No, stop laughing. I actually did.

Okay, whatever.

I didn’t put up any more “Debbie Does the Drama Club” posters. I put up these posters:

The devil, they say, is in the details.
The devil, they say, is in the details.

Gender equality was important to me even then. I mean, maybe the problem the teachers had was the fact that it was only Debbie having all the fun. Poor Danny. MOAR DRAMA CLUB FOR EVERYONE! That’s the ticket!

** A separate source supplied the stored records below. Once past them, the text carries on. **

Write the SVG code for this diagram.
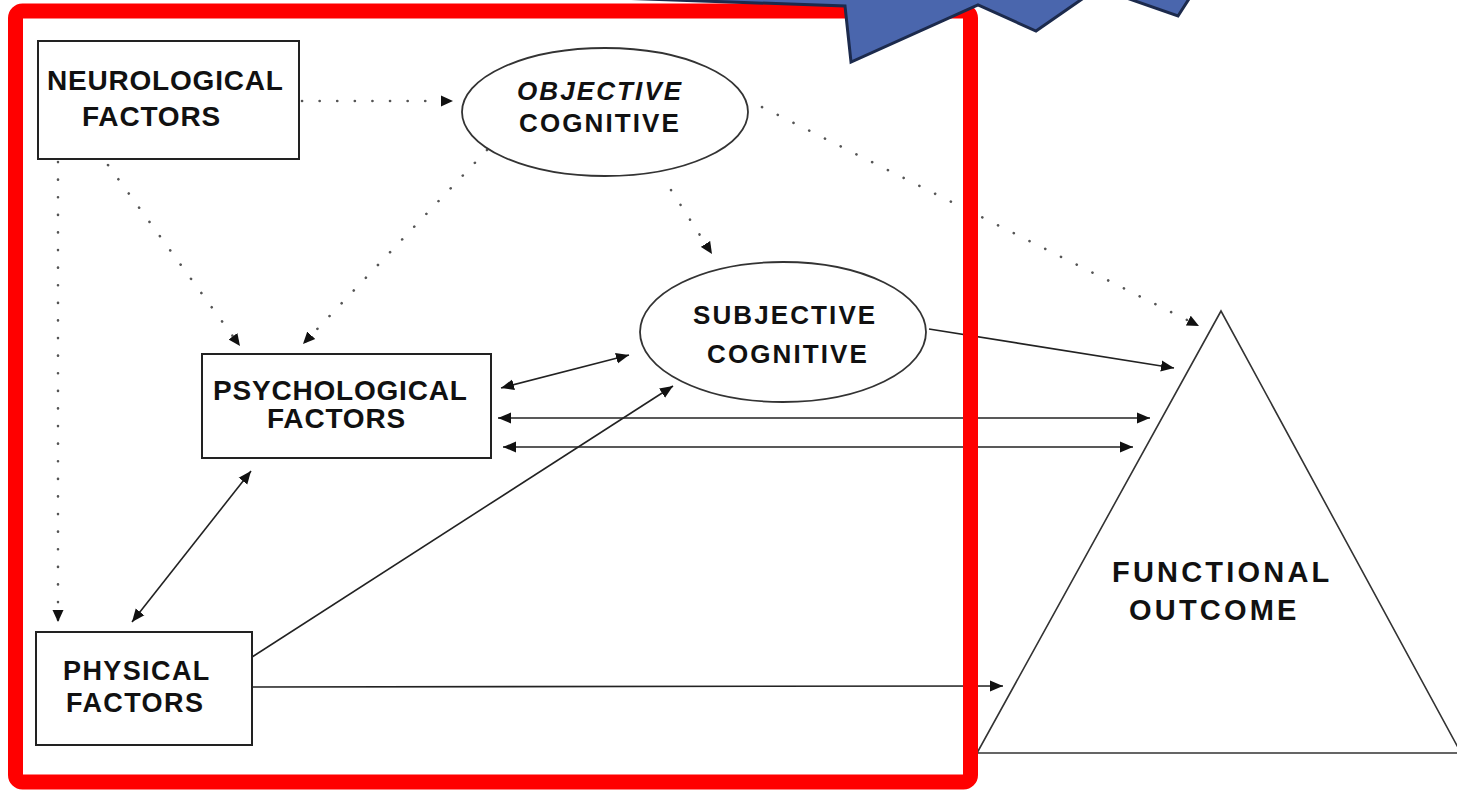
<svg xmlns="http://www.w3.org/2000/svg" width="1457" height="790" viewBox="0 0 1457 790">
  <defs>
    <marker id="head" markerUnits="userSpaceOnUse" markerWidth="14" markerHeight="12" refX="13" refY="6" orient="auto-start-reverse">
      <path d="M0,0.5 L13,6 L0,11.5 z" fill="#111"/>
    </marker>
    <marker id="dotHead" markerUnits="userSpaceOnUse" markerWidth="13" markerHeight="12" refX="12" refY="6" orient="auto">
      <path d="M0,0.5 L12,6 L0,11.5 z" fill="#111"/>
    </marker>
    <style>
      .box { fill: #fff; stroke: #222; stroke-width: 2; }
      .oval { fill: #fff; stroke: #333; stroke-width: 1.8; }
      .tri { fill: #fff; stroke: #333; stroke-width: 1.6; }
      .lbl { font-family: "Liberation Sans", Arial, sans-serif; font-weight: bold; font-size: 28px; fill: #111; letter-spacing: 0.8px; }
      .ell { font-size: 26px; letter-spacing: 2.1px; }
      .phys { font-size: 27px; letter-spacing: 1.4px; }
      .func { font-size: 29px; letter-spacing: 3.2px; }
      .solid { fill: none; stroke: #222; stroke-width: 1.6; }
      .dotted { fill: none; stroke: #555; stroke-width: 2.6; stroke-linecap: round; stroke-dasharray: 0.1 17.5; }
      .frame { fill: none; stroke: #ff0000; stroke-width: 15; }
      .burst { fill: #4a66ad; stroke: #1c2a4c; stroke-width: 3; stroke-linejoin: miter; }
    </style>
  </defs>

  <rect width="1457" height="790" fill="#fff"/>

  <!-- connectors -->
  <g id="connectors">
    <line class="dotted" x1="302" y1="101" x2="453" y2="101" marker-end="url(#dotHead)"/>
    <line class="dotted" x1="108" y1="165" x2="240" y2="346" marker-end="url(#dotHead)"/>
    <line class="dotted" x1="487" y1="150" x2="303" y2="344" marker-end="url(#dotHead)"/>
    <line class="dotted" x1="58" y1="162" x2="58" y2="622" marker-end="url(#dotHead)"/>
    <line class="dotted" x1="671" y1="190" x2="712" y2="254" marker-end="url(#dotHead)"/>
    <line class="dotted" x1="762" y1="107" x2="1199" y2="326" marker-end="url(#dotHead)"/>

    <line class="solid" x1="501" y1="388" x2="629" y2="355" marker-start="url(#head)" marker-end="url(#head)"/>
    <line class="solid" x1="498" y1="418" x2="1150" y2="418" marker-start="url(#head)" marker-end="url(#head)"/>
    <line class="solid" x1="503" y1="447" x2="1133" y2="447" marker-start="url(#head)" marker-end="url(#head)"/>
    <line class="solid" x1="929" y1="329" x2="1174" y2="368" marker-end="url(#head)"/>
    <line class="solid" x1="252" y1="657" x2="673" y2="386" marker-end="url(#head)"/>
    <line class="solid" x1="252" y1="687" x2="1003" y2="686" marker-end="url(#head)"/>
    <line class="solid" x1="251" y1="471" x2="132" y2="622" marker-start="url(#head)" marker-end="url(#head)"/>
  </g>

  <!-- nodes -->
  <g id="neurological">
    <rect class="box" x="38" y="41" width="261" height="118"/>
    <text class="lbl" x="47" y="90">NEUROLOGICAL</text>
    <text class="lbl" x="82" y="126">FACTORS</text>
  </g>

  <g id="objective">
    <ellipse class="oval" cx="605" cy="112" rx="143" ry="64"/>
    <text class="lbl ell" x="517" y="100" font-style="italic">OBJECTIVE</text>
    <text class="lbl ell" x="519" y="132">COGNITIVE</text>
  </g>

  <g id="psychological">
    <rect class="box" x="202" y="354" width="289" height="104"/>
    <text class="lbl" x="213" y="400">PSYCHOLOGICAL</text>
    <text class="lbl" x="267" y="428">FACTORS</text>
  </g>

  <g id="subjective">
    <ellipse class="oval" cx="783" cy="332" rx="143" ry="70"/>
    <text class="lbl ell" x="693" y="324">SUBJECTIVE</text>
    <text class="lbl ell" x="707" y="363">COGNITIVE</text>
  </g>

  <g id="physical">
    <rect class="box" x="36" y="632" width="216" height="113"/>
    <text class="lbl phys" x="63" y="680">PHYSICAL</text>
    <text class="lbl phys" x="66" y="712">FACTORS</text>
  </g>

  <g id="functional">
    <polygon class="tri" points="1221,311 977,753 1461,753"/>
    <text class="lbl func" x="1112" y="582">FUNCTIONAL</text>
    <text class="lbl func" x="1129" y="620">OUTCOME</text>
  </g>

  <!-- highlight frame and burst overlay -->
  <rect class="frame" x="15.5" y="11" width="955" height="771" rx="7"/>
  <polygon class="burst" points="560,-4 845,6 851,62 978,5 1036,31 1098,-12 1178,16 1196,-12"/>
</svg>
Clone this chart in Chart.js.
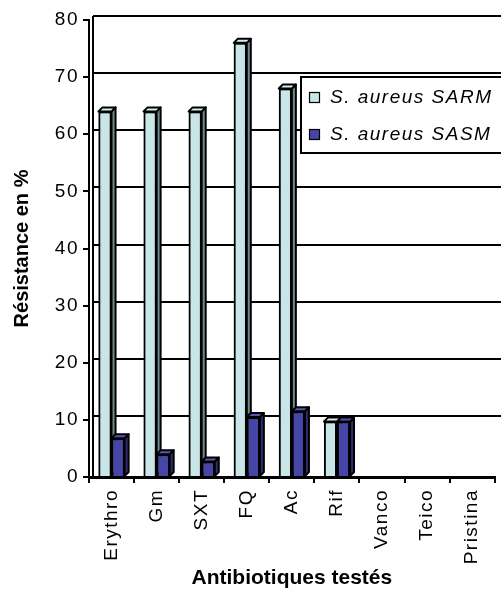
<!DOCTYPE html>
<html>
<head>
<meta charset="utf-8">
<script src="https://cdn.jsdelivr.net/npm/chart.js"></script>
<style>
  body { margin: 0; background: #fff; }
  canvas { display: block; }
</style>
</head>
<body>
<canvas id="myChart" width="501" height="592"></canvas>
<script>
// data
const categories = ['Erythro', 'Gm', 'SXT', 'FQ', 'Ac', 'Rif', 'Vanco', 'Teico', 'Pristina'];
const seriesNames = ['S. aureus SARM', 'S. aureus SASM'];
const sarm = [64, 64, 64, 76, 68, 9.7, 0, 0, 0];
const sasm = [6.8, 4, 2.7, 10.5, 11.5, 9.7, 0, 0, 0];
const yMin = 0, yMax = 80, yStep = 10;

const frontColors = ['#c8e6e8', '#4646a8'];
const topColors = ['#d4ecee', '#5656b4'];
const sideColors = ['#6e8c8c', '#2c2c74'];
const depth = 4;
const FONT = '"Liberation Sans", Arial, sans-serif';

// letter spacing like the old excel export (titles stay tight)
const spacing = {
  id: 'spacing',
  beforeLayout(chart) { chart.ctx.letterSpacing = '1.5px'; },
  beforeDraw(chart) {
    chart.ctx.letterSpacing = '1.5px';
    Object.values(chart.scales).forEach(s => {
      if (s._tightTitle) return;
      const orig = s.drawTitle;
      s.drawTitle = function () {
        const c = this.ctx;
        const prev = c.letterSpacing;
        c.letterSpacing = '0px';
        orig.call(this);
        c.letterSpacing = prev;
      };
      s._tightTitle = true;
    });
  }
};

// back wall of the 3d plot: gridlines pushed back by depth
const backWall = {
  id: 'backWall',
  beforeDatasetsDraw(chart) {
    const ctx = chart.ctx;
    const y = chart.scales.y;
    const a = chart.chartArea;
    ctx.save();
    ctx.strokeStyle = '#000';
    ctx.lineWidth = 2;
    y.ticks.forEach(t => {
      if (t.value === 0) return;
      const py = Math.round(y.getPixelForValue(t.value) - depth);
      ctx.beginPath();
      ctx.moveTo(a.left + depth, py);
      ctx.lineTo(chart.width, py);
      ctx.stroke();
    });
    ctx.beginPath();
    ctx.moveTo(a.left + depth, y.getPixelForValue(yMax) - depth);
    ctx.lineTo(a.left + depth, a.bottom);
    ctx.stroke();
    ctx.restore();
  }
};

// side + top faces, then the front face again so the order is right
const bars3d = {
  id: 'bars3d',
  afterDatasetsDraw(chart) {
    const ctx = chart.ctx;
    const metas = [chart.getDatasetMeta(0), chart.getDatasetMeta(1)];
    for (let i = 0; i < categories.length; i++) {
      metas.forEach((meta, k) => {
        const bar = meta.data[i];
        if (!bar || !chart.data.datasets[k].data[i]) return;
        const p = bar.getProps(['x', 'y', 'base', 'width'], true);
        const l = p.x - p.width / 2, r = p.x + p.width / 2;
        ctx.save();
        ctx.lineWidth = 2;
        ctx.strokeStyle = '#000';
        ctx.lineJoin = 'round';
        ctx.beginPath();
        ctx.moveTo(r, p.y);
        ctx.lineTo(r + depth, p.y - depth);
        ctx.lineTo(r + depth, p.base - depth);
        ctx.lineTo(r, p.base);
        ctx.closePath();
        ctx.fillStyle = sideColors[k];
        ctx.fill();
        ctx.stroke();
        ctx.beginPath();
        ctx.moveTo(l, p.y);
        ctx.lineTo(l + depth, p.y - depth);
        ctx.lineTo(r + depth, p.y - depth);
        ctx.lineTo(r, p.y);
        ctx.closePath();
        ctx.fillStyle = topColors[k];
        ctx.fill();
        ctx.stroke();
        ctx.restore();
        bar.draw(ctx);
      });
    }
  }
};

// boxed legend sitting on the plot, running off the right edge
const boxLegend = {
  id: 'boxLegend',
  afterDraw(chart) {
    const ctx = chart.ctx;
    const bx = 301, by = 77, bw = 230, bh = 76;
    ctx.save();
    ctx.fillStyle = '#fff';
    ctx.fillRect(bx, by, bw, bh);
    ctx.strokeStyle = '#000';
    ctx.lineWidth = 2;
    ctx.strokeRect(bx, by, bw, bh);
    ctx.font = 'italic 19px ' + FONT;
    ctx.textBaseline = 'middle';
    chart.data.datasets.forEach((ds, k) => {
      const cy = by + 20 + k * 37;
      ctx.fillStyle = frontColors[k];
      ctx.fillRect(309, cy - 5, 11, 11);
      ctx.lineWidth = 1.2;
      ctx.strokeRect(309.5, cy - 4.5, 10, 10);
      ctx.fillStyle = '#000';
      ctx.fillText(ds.label, 330, cy + 1);
    });
    ctx.restore();
  }
};

const config = {
  type: 'bar',
  data: {
    labels: categories,
    datasets: [
      { label: seriesNames[0], data: sarm, backgroundColor: frontColors[0] },
      { label: seriesNames[1], data: sasm, backgroundColor: frontColors[1] }
    ]
  },
  options: {
    responsive: false,
    animation: false,
    layout: { padding: { top: 20, right: 0, left: 0, bottom: 0 } },
    datasets: {
      bar: {
        borderColor: '#000',
        borderWidth: 2,
        categoryPercentage: 0.58,
        barPercentage: 1
      }
    },
    plugins: {
      legend: { display: false },
      tooltip: { enabled: false }
    },
    scales: {
      x: {
        afterFit(scale) { scale.height = 115; },
        grid: { drawOnChartArea: false, drawTicks: true, tickLength: 6, color: '#000', lineWidth: 2 },
        border: { display: true, color: '#000', width: 3 },
        ticks: { color: '#000', font: { family: FONT, size: 19 }, maxRotation: 90, minRotation: 90, padding: 6, autoSkip: false },
        title: { display: true, text: 'Antibiotiques testés', color: '#000', font: { family: FONT, size: 21, weight: 'bold' }, padding: { top: 0, bottom: 1 } }
      },
      y: {
        min: yMin,
        max: yMax,
        afterFit(scale) { scale.width = 89; },
        grid: { drawOnChartArea: false, drawTicks: true, tickLength: 6, color: '#000', lineWidth: 2 },
        border: { display: true, color: '#000', width: 2 },
        ticks: { stepSize: yStep, color: '#000', font: { family: FONT, size: 19 }, padding: 4 },
        title: { display: true, text: 'Résistance en %', color: '#000', font: { family: FONT, size: 20, weight: 'bold' }, padding: { top: 10, bottom: 4 } }
      }
    }
  },
  plugins: [spacing, backWall, bars3d, boxLegend]
};

const myChart = new Chart(document.getElementById('myChart'), config);
</script>
</body>
</html>
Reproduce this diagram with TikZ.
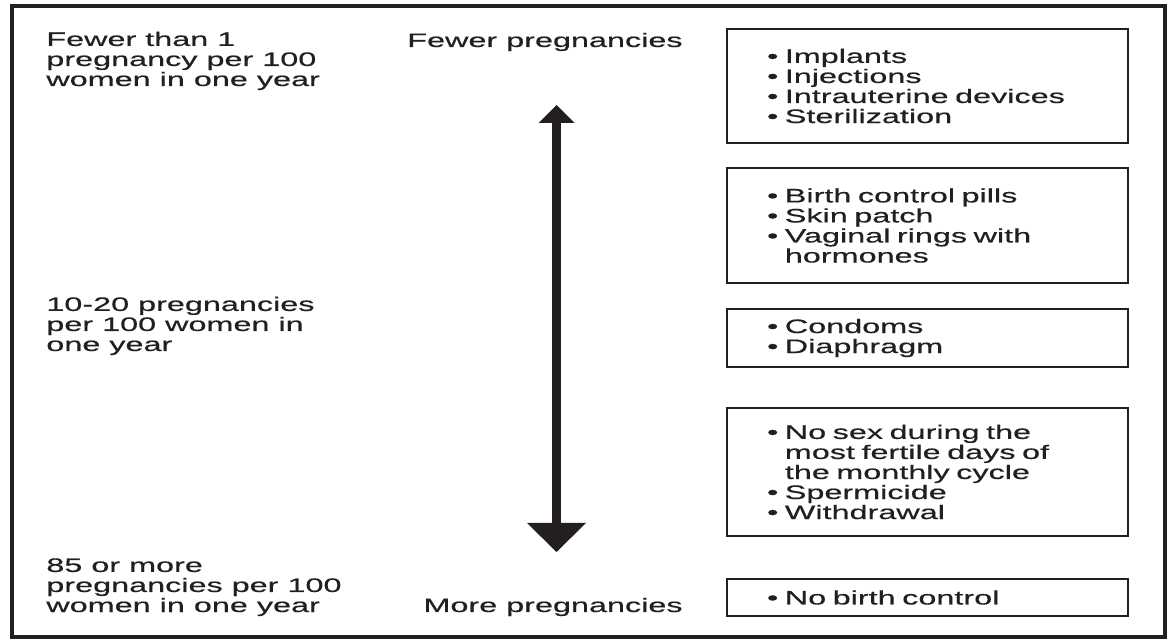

…it turns out that that was, in fact, not the ticket, because in spite of our hiding the posters in non-traditional hallways (the student bathrooms, the walls of the auto shop, the stairwell nobody used, the wall of the indoor garden, there behind the orange tree, just past where a bunch of kids grew weed when my dad was teaching there…in spite of our scavenger-hunt-like placement of the new, non-offensive posters, we were once again scheduled to meet with a teacher.

“I thought we talked about this,” the teacher said.

“Well, I mean. YOU talked about it,” I said. The Long-Suffering S kicked me.

“You were told not to put these posters up,” the teacher said.

“ACTUALLY,” I said, moving away from the Long-Suffering S, “we were told not to put up any more ‘Debbie Does the Drama Club’ posters. You didn’t say anything about Danny.”

The teacher may have sighed. May have rubbed his temples. May have rolled his eyes and wondered why the fuck he’d ever decided to teach in a high school. May have thought now would be a good time to pursue his lifelong dream of joining the French Foreign Legion.

“Don’t put up posters that any reasonable person, including the students of this school, could construe as making references to pornography. Okay? Please?”

In truth, there were several other relatively racy posters scattered throughout the school. I just don’t remember what all they said. And apparently the “Debbie/Daniel Does” posters were the most offensive. We stopped making them.